# Data segment

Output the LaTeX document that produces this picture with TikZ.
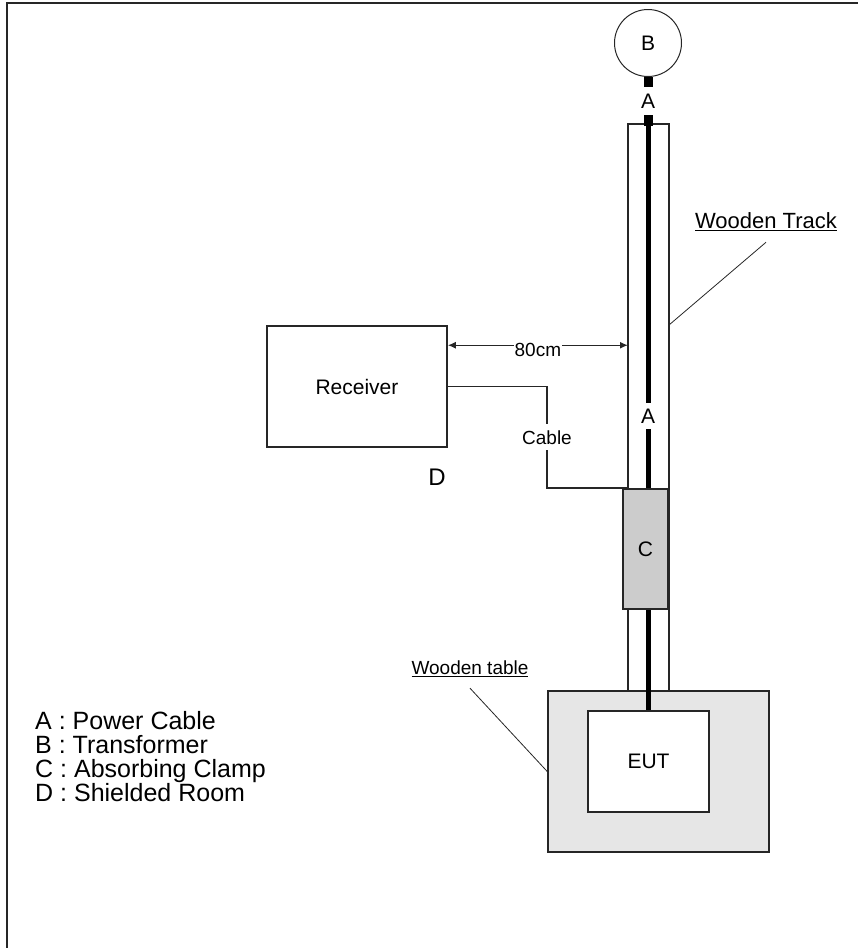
\documentclass[tikz,border=0pt]{standalone}
\usepackage{fontspec}
\setmainfont{Liberation Sans}
\usetikzlibrary{positioning,arrows.meta}
\definecolor{clampgray}{HTML}{CCCCCC}
\definecolor{tablegray}{HTML}{E6E6E6}
\tikzset{
  box/.style={draw=black!85, line width=1.5pt, inner sep=0pt, font=\fontsize{21}{25}\selectfont},
  tag/.style={inner sep=1pt, font=\fontsize{21}{25}\selectfont},
  small/.style={inner sep=1pt, font=\fontsize{19}{23}\selectfont},
  key/.style={anchor=base west, inner sep=0pt, font=\fontsize{25}{29}\selectfont},
  plug/.style={fill=black, minimum width=9pt, minimum height=10pt, inner sep=0pt},
  wire/.style={draw=black!85, line width=1.5pt},
  powercable/.style={line width=5pt},
  leader/.style={draw=black!85, line width=0.8pt},
}
\begin{document}
\begin{tikzpicture}[x=1pt,y=-1pt]
  \useasboundingbox (0,0) rectangle (858,948);
  \draw[line width=2pt, black!85] (858,3) -- (7,3) -- (7,948);

  \coordinate (tl) at (628,124);
  \coordinate (tr) at (669,124);

  \node[box, circle, line width=1pt, minimum size=67pt] (trafo) at (648,43) {B};
  \node[plug] (plugtop) at (648,81.5) {};
  \node[tag] (atop) at (648,101) {A};

  \node[box, fill=tablegray, minimum width=221pt, minimum height=161pt] (table) at (658.5,771.5) {};
  \draw[wire] (tl |- table.north) -- (tl) -- (tr) -- (tr |- table.north);
  \node[box, fill=white, minimum width=121pt, minimum height=101pt] (eut) at (648.5,761.5) {EUT};

  \node[tag, inner ysep=6pt] (amid) at (648,416) {A};
  \node[plug, minimum height=11pt] (plugtrack) at (648,120.5) {};
  \draw[powercable] (plugtrack.south) -- (amid.north);
  \draw[powercable] (amid.south) -- (amid.south |- eut.north);
  \node[box, fill=clampgray, minimum width=45pt, minimum height=120pt] (clamp) at (645.5,549) {C};

  \node[box, minimum width=180pt, minimum height=121pt] (receiver) at (357,386.5) {Receiver};
  \node[tag, font=\fontsize{24}{28}\selectfont] (room) at (437,477) {D};

  \draw[wire, {Latex[length=8pt,width=7pt]}-{Latex[length=8pt,width=7pt]}]
    ([yshift=-20pt]receiver.north east) -- node[small, fill=white, yshift=-5pt] (dist) {80cm}
    ([yshift=-20pt]receiver.north east -| tl);

  \coordinate (bend) at (547,488);
  \draw[wire] (receiver.east) -- (bend |- receiver.east) -- node[small, fill=white, inner ysep=6pt] (cablelabel) {Cable} (bend) -- (bend -| tl);

  \node[tag, font=\fontsize{22}{26}\selectfont] (tracklabel) at (766,222) {\underline{Wooden Track}};
  \draw[leader] ([yshift=-10pt]tracklabel.south) -- (tr |- 0,325);

  \node[small] (tablelabel) at (470,669) {\underline{Wooden table}};
  \draw[leader] ([yshift=-10pt]tablelabel.south) -- (table.west);

  \foreach \k/\t [count=\i] in {A/Power Cable, B/Transformer, C/Absorbing Clamp, D/Shielded Room}
    \node[key] (key\i) at (35,705+24*\i) {\k\ : \t};
\end{tikzpicture}
\end{document}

# Task brief
Write out exactly the lines between the start of the data and the line with "(atop) at (648,101)", including both, but none of the pictures.

# Output for this task
Output the LaTeX document that produces this picture with TikZ.
\documentclass[tikz,border=0pt]{standalone}
\usepackage{fontspec}
\setmainfont{Liberation Sans}
\usetikzlibrary{positioning,arrows.meta}
\definecolor{clampgray}{HTML}{CCCCCC}
\definecolor{tablegray}{HTML}{E6E6E6}
\tikzset{
  box/.style={draw=black!85, line width=1.5pt, inner sep=0pt, font=\fontsize{21}{25}\selectfont},
  tag/.style={inner sep=1pt, font=\fontsize{21}{25}\selectfont},
  small/.style={inner sep=1pt, font=\fontsize{19}{23}\selectfont},
  key/.style={anchor=base west, inner sep=0pt, font=\fontsize{25}{29}\selectfont},
  plug/.style={fill=black, minimum width=9pt, minimum height=10pt, inner sep=0pt},
  wire/.style={draw=black!85, line width=1.5pt},
  powercable/.style={line width=5pt},
  leader/.style={draw=black!85, line width=0.8pt},
}
\begin{document}
\begin{tikzpicture}[x=1pt,y=-1pt]
  \useasboundingbox (0,0) rectangle (858,948);
  \draw[line width=2pt, black!85] (858,3) -- (7,3) -- (7,948);

  \coordinate (tl) at (628,124);
  \coordinate (tr) at (669,124);

  \node[box, circle, line width=1pt, minimum size=67pt] (trafo) at (648,43) {B};
  \node[plug] (plugtop) at (648,81.5) {};
  \node[tag] (atop) at (648,101) {A};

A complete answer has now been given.